Remember, politics doesn't go dormant in between elections. In fact, while elections have a lot of drama in campaigning, it's actually not nearly as dramatic as the political persuasion theater that happens in between. Many political figures will say outlandish things during election time in order to persuade voters of varying information levels. An example of this is Harry Reid in the 2012 election claiming that Mitt Romney hasn't paid taxes for 10 years. About as bald faced false as it gets, but it was meant to build on the "evil out of touch rich guy" narrative the Obama campaign was pushing. But these things are ephemeral and simplistic in intent. However, the political persuasion theater when there isn't an election going is far more sophisticated. An example of this would the political grandstanding about government shut downs or Rand Paul filibustering John Brennan's CIA Director Senate confirmation hearing to talk about the droning of American citizens. The filibuster eventually forced then Attorney General Eric Holder to firmly state that the US government did not have a right to drone kill its own citizens. Prior to the filibuster, Holder gave a very ambiguous and politically weaselly response to the question. Rand's filibuster was able to put the Obama administration, and John Brennan, on record regarding this issue.

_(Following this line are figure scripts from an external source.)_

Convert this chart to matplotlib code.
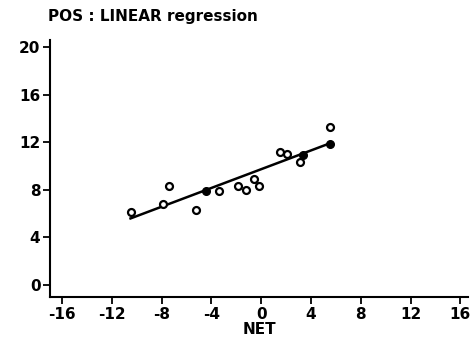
import numpy as np
import matplotlib
matplotlib.use("Agg")
import matplotlib.pyplot as plt

# Messwerte (offene Kreise)
net = [-10.5, -7.9, -7.4, -5.2, -3.4, -1.9, -1.2, -0.56, -0.16, 1.55, 2.1, 3.1, 5.5]
pos = [6.15, 6.8, 8.3, 6.3, 7.9, 8.35, 7.95, 8.9, 8.3, 11.2, 11.0, 10.3, 13.3]

# Regressionsgerade und markierte Punkte darauf
line_x = [-10.5, 5.5]
line_y = [5.6, 11.9]
fit_x = [-4.4, 3.35, 5.5]
fit_y = [7.9, 10.9, 11.85]

xticks = [-16, -12, -8, -4, 0, 4, 8, 12, 16]
yticks = [0, 4, 8, 12, 16, 20]

plt.rcParams['font.family'] = 'DejaVu Sans'
plt.rcParams['axes.unicode_minus'] = False
fig = plt.figure(figsize=(4.73, 3.43), dpi=100)
ax = fig.add_axes([0.106, 0.134, 0.884, 0.75])

ax.plot(line_x, line_y, color='black', linewidth=1.8)
ax.plot(fit_x, fit_y, 'o', color='black', markersize=5.5)
ax.plot(net, pos, 'o', markerfacecolor='white', markeredgecolor='black',
        markeredgewidth=1.6, markersize=5)

ax.set_xlim(-16.96, 16.64)
ax.set_ylim(-1.0, 20.6)
ax.set_xticks(xticks)
ax.set_yticks(yticks)
ax.tick_params(direction='out', length=5, width=1.3, labelsize=11, pad=2)
for lab in ax.get_xticklabels() + ax.get_yticklabels():
    lab.set_fontweight('semibold')

for s in ['top', 'right']:
    ax.spines[s].set_visible(False)
for s in ['left', 'bottom']:
    ax.spines[s].set_linewidth(1.5)

ax.set_xlabel("NET", fontsize=11, fontweight='semibold', labelpad=0)
ax.text(-0.005, 1.09, "POS : LINEAR regression", transform=ax.transAxes,
        fontsize=11, fontweight='semibold', ha='left', va='center')

fig.savefig("out.png", dpi=100)
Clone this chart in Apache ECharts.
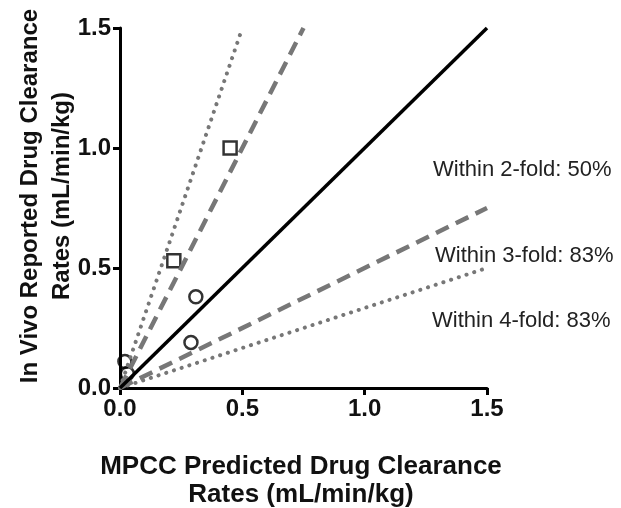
<!DOCTYPE html>
<html>
<head>
<meta charset="utf-8">
<script src="https://cdn.jsdelivr.net/npm/echarts@6/dist/echarts.min.js"></script>
<style>
  html, body { margin: 0; padding: 0; background: #fff; }
  #chart { width: 621px; height: 508px; }
</style>
</head>
<body>
<div id="chart"></div>
<script>
// observed points (predicted, in vivo)
const squarePoints = [[0.22, 0.53], [0.45, 1.0]];
const circlePoints = [[0.31, 0.38], [0.29, 0.19], [0.02, 0.11], [0.03, 0.06]];
// reference lines: unity, 2-fold, 3-fold
const unityLine = [[0, 0], [1.5, 1.5]];
const twoFoldUpper = [[0, 0], [0.75, 1.5]];
const twoFoldLower = [[0, 0], [1.5, 0.75]];
const threeFoldUpper = [[0, 0], [0.5, 1.5]];
const threeFoldLower = [[0, 0], [1.5, 0.5]];
const tickValues = [0, 0.5, 1.0, 1.5];
const foldLabels = ['Within 2-fold: 50%', 'Within 3-fold: 83%', 'Within 4-fold: 83%'];

const FONT = '"Liberation Sans", Arial, Helvetica, sans-serif';
const GRAY = '#777777';

const chart = echarts.init(document.getElementById('chart'));

const axisCommon = {
  type: 'value',
  min: tickValues[0],
  max: tickValues[tickValues.length - 1],
  interval: 0.5,
  splitLine: { show: false },
  axisLine: { show: true, onZero: false, lineStyle: { color: '#000', width: 3 } },
  axisTick: { show: true, length: 7, lineStyle: { color: '#000', width: 3 } },
  axisLabel: {
    color: '#111',
    fontFamily: FONT,
    fontWeight: 'bold',
    fontSize: 24,
    formatter: (v) => v.toFixed(1),
  },
};

const option = {
  backgroundColor: '#fff',
  animation: false,
  grid: { left: 120, right: 134, top: 28, bottom: 120 },
  xAxis: { ...axisCommon, axisLabel: { ...axisCommon.axisLabel, margin: 9 } },
  yAxis: { ...axisCommon, axisLabel: { ...axisCommon.axisLabel, margin: 9 } },
  graphic: [
    {
      type: 'text',
      x: 46,
      y: 196,
      rotation: Math.PI / 2,
      style: {
        text: 'In Vivo Reported Drug Clearance\nRates (mL/min/kg)',
        fontFamily: FONT,
        fontWeight: 'bold',
        fontSize: 24,
        lineHeight: 32,
        fill: '#111',
        align: 'center',
        verticalAlign: 'middle',
      },
    },
    {
      type: 'text',
      x: 301,
      y: 481,
      style: {
        text: 'MPCC Predicted Drug Clearance\nRates (mL/min/kg)',
        fontFamily: FONT,
        fontWeight: 'bold',
        fontSize: 26,
        lineHeight: 28,
        fill: '#111',
        align: 'center',
        verticalAlign: 'middle',
      },
    },
    {
      type: 'text', x: 433, y: 170,
      style: { text: foldLabels[0], fontFamily: FONT, fontSize: 22, fill: '#222', verticalAlign: 'middle' },
    },
    {
      type: 'text', x: 435, y: 256,
      style: { text: foldLabels[1], fontFamily: FONT, fontSize: 22, fill: '#222', verticalAlign: 'middle' },
    },
    {
      type: 'text', x: 432, y: 321,
      style: { text: foldLabels[2], fontFamily: FONT, fontSize: 22, fill: '#222', verticalAlign: 'middle' },
    },
  ],
  series: [
    {
      type: 'line', data: threeFoldUpper, symbol: 'none', silent: true,
      lineStyle: { color: GRAY, width: 4, type: [0.1, 8], cap: 'round' },
    },
    {
      type: 'line', data: threeFoldLower, symbol: 'none', silent: true,
      lineStyle: { color: GRAY, width: 4, type: [0.1, 8], cap: 'round' },
    },
    {
      type: 'line', data: twoFoldUpper, symbol: 'none', silent: true,
      lineStyle: { color: GRAY, width: 4.5, type: [14, 8] },
    },
    {
      type: 'line', data: twoFoldLower, symbol: 'none', silent: true,
      lineStyle: { color: GRAY, width: 4.5, type: [14, 8] },
    },
    {
      type: 'line', data: unityLine, symbol: 'none', silent: true,
      lineStyle: { color: '#000', width: 3.5 },
    },
    {
      type: 'scatter', data: squarePoints, symbol: 'rect', symbolSize: 13,
      itemStyle: { color: '#fff', borderColor: '#000', borderWidth: 2.5 },
    },
    {
      type: 'scatter', data: circlePoints, symbol: 'circle', symbolSize: 13,
      itemStyle: { color: 'rgba(255,255,255,0)', borderColor: '#000', borderWidth: 2.5 },
    },
  ],
};

chart.setOption(option);
</script>
</body>
</html>
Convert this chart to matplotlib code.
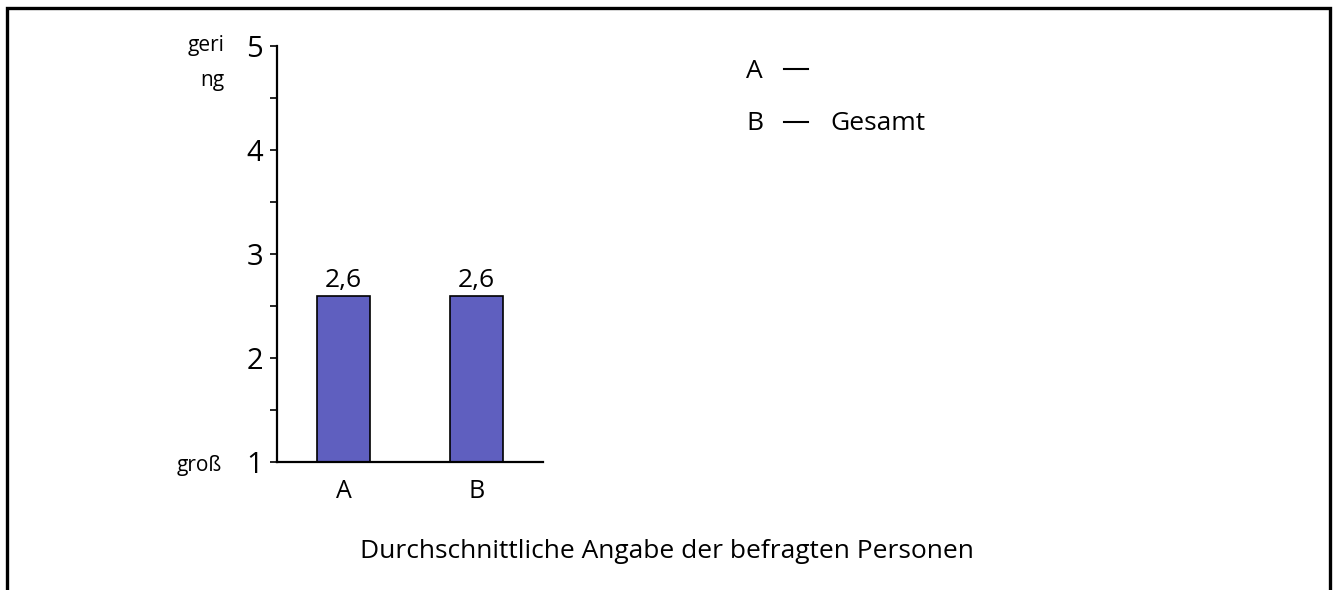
import matplotlib.pyplot as plt
from matplotlib.lines import Line2D

plt.rcParams['font.family'] = ['Open Sans', 'DejaVu Sans']

# Daten
categories = ['A', 'B']
values = [2.6, 2.6]
value_labels = ['2,6', '2,6']
legend_keys = ['A', 'B']
legend_names = ['', 'Gesamt']
y_ticks = [1, 2, 3, 4, 5]

fig = plt.figure(figsize=(13.37, 5.9), dpi=100)
ax = fig.add_axes([0.2072, 0.2169, 0.1989, 0.705])

x = list(range(len(categories)))
ax.bar(x, [v - 1 for v in values], bottom=1, width=0.4,
       color='#5f5fbf', edgecolor='black', linewidth=1.2)

for xi, v, lab in zip(x, values, value_labels):
    ax.text(xi, v + 0.03, lab, ha='center', va='bottom', fontsize=19)

ax.set_xlim(-0.5, 1.5)
ax.set_ylim(1, 5)
ax.set_xticks(x)
ax.set_xticklabels(categories, fontsize=18)
ax.set_yticks(y_ticks)
ax.set_yticklabels([str(t) for t in y_ticks], fontsize=21)
ax.set_yticks([1.5, 2.5, 3.5, 4.5], minor=True)
ax.tick_params(axis='x', length=0, pad=12)
ax.tick_params(axis='y', which='both', length=5, width=1.2, pad=5)

for s in ['top', 'right']:
    ax.spines[s].set_visible(False)
ax.spines['left'].set_linewidth(1.6)
ax.spines['bottom'].set_linewidth(1.6)

# Skalenbeschriftung links
fig.text(224 / 1337, 1 - 46 / 590, 'geri', ha='right', va='center', fontsize=15)
fig.text(224 / 1337, 1 - 81 / 590, 'ng', ha='right', va='center', fontsize=15)
fig.text(222 / 1337, 1 - 465 / 590, 'groß', ha='right', va='center', fontsize=15)

# Legende als Text
for i, (k, n) in enumerate(zip(legend_keys, legend_names)):
    yy = 1 - (71 + i * 53) / 590
    fig.text(746 / 1337, yy, k, ha='left', va='center', fontsize=19)
    fig.add_artist(Line2D([784 / 1337, 808 / 1337], [yy + 0.003, yy + 0.003],
                          transform=fig.transFigure, color='black', lw=1.5))
    if n:
        fig.text(830 / 1337, yy, n, ha='left', va='center', fontsize=19)

fig.text(667 / 1337, 1 - 551 / 590, 'Durchschnittliche Angabe der befragten Personen',
         ha='center', va='center', fontsize=19)

# Rahmen (nach unten offen)
fig.add_artist(Line2D([7 / 1337, 7 / 1337, 1330 / 1337, 1330 / 1337],
                      [0, 1 - 8 / 590, 1 - 8 / 590, 0],
                      transform=fig.transFigure, color='black', lw=2.4,
                      solid_joinstyle='miter'))

fig.savefig('out.png', dpi=100)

So, paying attention while an election isn't going on is the biggest way to stay informed. Trump should have less obstacles than Reagan had to get his legislation through. The key will be to watch what happens in the Senate. Assuming that pro Trump legislature passes the House with no problem, the thinner majority in the Senate will require some Democrats to cross the aisle. This is where Trump's negotiating and persuasion can really come in handy. Things to pay attention to will be how the Senate votes go, which bills that the Speaker and Senate majority leaders bring to the floor, and what political stunts will be pulled when confirmation hearings begin.
It's important for supporters to keep track of which promises he upholds, which he deviates, and which he ignores. He's made promises to the inner cities to help out the black community in our country; a very bold move and something many conservatives have wanted a leader to say for years. Now, will he follow through? Will he build that wall? Drain the swamp? Effectively replace Obamacare?
And lastly, there's lots of fear about a Trump presidency. I find most of it ridiculous and irrational. However, it seems to be real. Part of our role will be to remain vigilant. We held our own establishment party members accountable when we nominated Trump despite party bosses scolding us not to do so (though full disclosure: I voted for Cruz in the primaries). We rejected their elitism by electing Trump when they turned their back on him. There was a lot of "if you elect him, bad things will happen". Part of our honesty must be to remain vigilant and own these problems should they manifest.
I think Trump will be a great president, but as Trump said last night, "It's only just begun". And I look forward to seeing how things unfold with a real leader that prizes being on time and under budget.